Throughout the conference I was moved by the tenacious witness of these LGBT Christians, and I’m still thinking about it. These “Great Tradition Gay Christians” (as Revoice’s Nate Collins referred to them from the stage [Nate wrote All But Invisible]) regularly receive sharp criticism on two fronts: from the affirming community, which tends to see them as having sold the farm, and from more conservative Christian circles, who worry that by calling themselves “gay” (or lesbian, or bisexual, etc.), they’re adopting a sinful identity and subverting their true identity in Christ. (The Spiritual Friendship writers and the Revoice conference organizers have responded to these critiques with characteristic longsuffering and grace—of note, see the careful responses of Spiritual Friendship’s Ron Belgau here and here, and of Nate Collins here.)

At the conference, though, the emphasis was not so much on whether LGBT Christians have a legitimate place in the church, but on offering pastoral care and community to its attendees—and, indeed, on calling them to prophetic action. In his Friday keynote, Collins highlighted the great gifts that his listeners can offer the rest of the church. “Is it possible,” he asked, “that gay people today are being sent by God . . . to shed light on contemporary false teachings and even idolatries—not just the false teaching of the progressive sexual ethic, but other, more subtle forms of false teaching? Is it possible that gender and sexual minorities who live lives of costly obedience are themselves a prophetic call to the church to abandon idolatrous attitudes toward the nuclear family, toward sexual pleasure? If so, then we are prophets.”
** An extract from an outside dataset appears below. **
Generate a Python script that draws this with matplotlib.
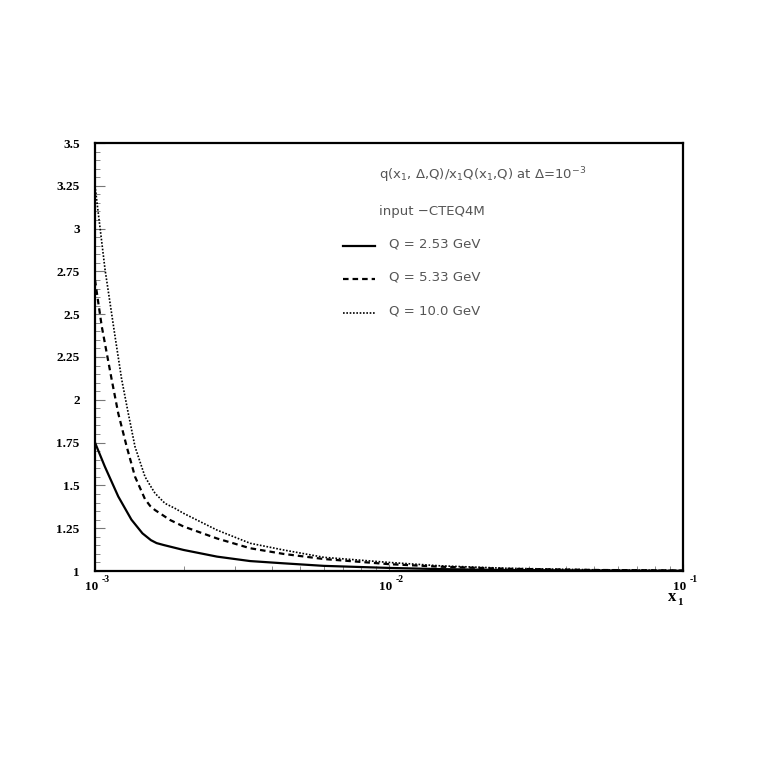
import matplotlib
matplotlib.use("Agg")
import matplotlib.pyplot as plt
import matplotlib.transforms as mtransforms
from matplotlib.ticker import LogLocator, NullFormatter, MultipleLocator

# ---- data ----
x_solid = [1.0e-3, 1.08e-3, 1.2e-3, 1.33e-3, 1.45e-3, 1.55e-3, 1.62e-3, 1.71e-3, 2.0e-3,
           2.6e-3, 3.37e-3, 4.37e-3, 6e-3, 1e-2, 1.5e-2, 2.5e-2, 5e-2, 1e-1]
y_solid = [1.75, 1.61, 1.435, 1.30, 1.22, 1.18, 1.163, 1.152, 1.123,
           1.084, 1.058, 1.045, 1.03, 1.018, 1.011, 1.006, 1.003, 1.001]

x_dash = [1.0e-3, 1.054e-3, 1.139e-3, 1.2e-3, 1.282e-3, 1.368e-3, 1.479e-3, 1.54e-3, 1.6e-3,
          1.8e-3, 2.0e-3, 2.6e-3, 3.37e-3, 4.37e-3, 6e-3, 1e-2, 1.5e-2, 2.5e-2, 5e-2, 1e-1]
y_dash = [2.70, 2.43, 2.12, 1.92, 1.726, 1.551, 1.42, 1.38, 1.356,
          1.298, 1.26, 1.19, 1.133, 1.10, 1.07, 1.04, 1.025, 1.013, 1.006, 1.003]

x_dot = [1.0e-3, 1.082e-3, 1.17e-3, 1.232e-3, 1.298e-3, 1.368e-3, 1.479e-3, 1.54e-3, 1.6e-3,
         1.73e-3, 1.87e-3, 2.0e-3, 2.6e-3, 3.37e-3, 4.37e-3, 6e-3, 1e-2, 1.5e-2, 2.5e-2, 5e-2, 1e-1]
y_dot = [3.25, 2.76, 2.37, 2.12, 1.92, 1.726, 1.551, 1.50, 1.454,
         1.395, 1.366, 1.337, 1.239, 1.162, 1.123, 1.08, 1.05, 1.03, 1.016, 1.007, 1.003]

labels = ["Q = 2.53 GeV", "Q = 5.33 GeV", "Q = 10.0 GeV"]
title_line = r"q(x$_1$, $\Delta$,Q)/x$_1$Q(x$_1$,Q) at $\Delta$=10$^{-3}$"
input_line = "input \u2212CTEQ4M"

y_ticks = [1, 1.25, 1.5, 1.75, 2, 2.25, 2.5, 2.75, 3, 3.25, 3.5]
y_ticklabels = ["1", "1.25", "1.5", "1.75", "2", "2.25", "2.5", "2.75", "3", "3.25", "3.5"]
x_ticks = [1e-3, 1e-2, 1e-1]
x_tick_exps = ["-3", "-2", "-1"]

# ---- figure ----
W = 763
fig = plt.figure(figsize=(7.63, 7.63), dpi=100)
ax = fig.add_axes([95/W, 1-571/W, (683-95)/W, (571-143)/W])

ax.plot(x_solid, y_solid, color="black", lw=1.6, ls="-")
ax.plot(x_dash, y_dash, color="black", lw=1.6, ls=(0, (2.5, 1.8)))
ax.plot(x_dot, y_dot, color="black", lw=1.2, ls=(0, (1, 1)))

ax.set_xscale("log")
ax.set_xlim(1e-3, 1e-1)
ax.set_ylim(1, 3.5)

for s in ax.spines.values():
    s.set_linewidth(1.6)

ax.set_yticks(y_ticks)
ax.set_yticklabels(y_ticklabels, fontfamily="Liberation Serif", fontweight="bold", fontsize=9.5)
ax.yaxis.set_minor_locator(MultipleLocator(0.05))
ax.tick_params(axis="y", which="major", direction="in", length=7, width=0.8, pad=11, color="#777777")
ax.tick_params(axis="y", which="minor", direction="in", length=3.5, width=0.6, color="#777777")

ax.set_xticks(x_ticks)
ax.set_xticklabels([])
ax.xaxis.set_minor_locator(LogLocator(base=10, subs=range(2, 10)))
ax.xaxis.set_minor_formatter(NullFormatter())
ax.tick_params(axis="x", which="major", direction="in", length=5, width=0.8, color="#777777")
ax.tick_params(axis="x", which="minor", direction="in", length=3.5, width=0.6, color="#777777")

# custom x tick labels "10" with raised exponent
off = mtransforms.offset_copy
for xv, ex in zip(x_ticks, x_tick_exps):
    base = mtransforms.blended_transform_factory(ax.transData, fig.transFigure)
    ax.text(xv, 1-590/W, "10", transform=off(base, fig=fig, x=3, y=0, units="dots"),
            ha="right", va="baseline", fontfamily="Liberation Serif", fontweight="bold",
            fontsize=9.5, clip_on=False)
    ax.text(xv, 1-582/W, ex, transform=off(base, fig=fig, x=7, y=0, units="dots"),
            ha="left", va="baseline", fontfamily="Liberation Serif", fontweight="bold",
            fontsize=7, clip_on=False)

# x-axis label
fig.text(676/W, 1-601/W, "x", ha="right", va="baseline",
         fontfamily="Liberation Serif", fontweight="bold", fontsize=12)
fig.text(677/W, 1-605/W, "1", ha="left", va="baseline",
         fontfamily="Liberation Serif", fontweight="bold", fontsize=8)

# annotation / legend block
tcol = "#555555"
fs = 9.5
fig.text(379/W, 1-175/W, title_line, ha="left", va="center", fontsize=fs, color=tcol,
         fontfamily="DejaVu Sans")
fig.text(379/W, 1-211/W, input_line, ha="left", va="center", fontsize=fs, color=tcol,
         fontfamily="DejaVu Sans")

styles = [dict(lw=1.6, ls="-"), dict(lw=1.6, ls=(0, (2.5, 1.8))), dict(lw=1.2, ls=(0, (1, 1)))]
ys_pix = [246, 279, 313]
for lab, st, yp in zip(labels, styles, ys_pix):
    fig.add_artist(plt.Line2D([343/W, 375/W], [1-yp/W, 1-yp/W], color="black", **st))
    fig.text(389/W, 1-(yp-2)/W, lab, ha="left", va="center", fontsize=fs, color=tcol,
             fontfamily="DejaVu Sans")

fig.savefig("out.png", dpi=100)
And so they are. I sat in a discussion called “Mixed Orientation Marriages That Work,” where non-straight panelists spoke about their experiences in heterosexual marriages. The very existence of mixed-orientation marriage is a paradigm-buster for progressives and conservatives alike. Mixed-orientation marriages challenge our culture’s caricature of marriage as the fulfillment of sexual and emotional desire, even as they call the church back to the Christian definition of marriage. After all, Christian marriage is a metaphor for Christ’s love for the church, shown in two people’s self-giving love for one another—and, as one panelist noted, that’s as true in a mixed-orientation marriage as in a straight one.
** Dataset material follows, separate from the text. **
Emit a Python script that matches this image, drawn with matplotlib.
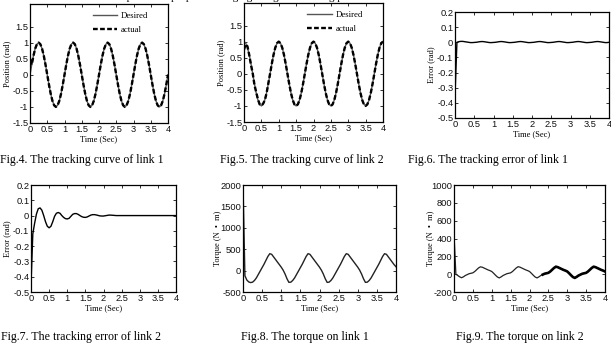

But not all gay Christians are called to marriage. Many are called to walk the road of celibacy, and here, too, we have much to learn from our faithful LGBT friends. In choosing to die to their natural desires, celibate gay Christians set a powerful example of costly discipleship: of the daily Christian discipline of dying to sin.

But while the celibate life is costly, it is far from hopeless. As Wesley Hill reminded his audience on Saturday night—in a rousing gospel sermon—the good news of Jesus is freedom: freedom from guilt and shame, freedom to live a life of love and good works. The Spiritual Friendship writers, in particular, make much of this radical freedom when they insist that because their sinful desires are put to death on the cross, they are not only free to say no to sexual sin, but also to say yes to chaste same-sex friendship. As we sang Saturday night, in another familiar hymn, “Be still, my soul; your Jesus can repay / From his own fullness all he takes away.”

I can think of few more beautiful and compelling witnesses to the power of the gospel than the faithfulness of Side B LGBT Christians. I left the conference encouraged by what God is so plainly doing in their midst, and what’s more, deeply impressed with all that they have to teach the rest of us. It was a privilege to lift my voice with them in praise of the God whose promises are always Yes and Amen in Jesus. I daresay even the conference’s critics could have joined us in worshiping the God of this good news. They would have been welcome.

After the final session ended on Saturday night, I lingered for a while, sitting alone in my pew. I watched the joyful faces all around me, the hugs, the happy circles of conversation. I didn’t want to leave; I don’t think anyone did. But I had a long drive ahead of me, and after a little while I slipped out quietly and walked to my car.

Behind me, the sanctuary was still full.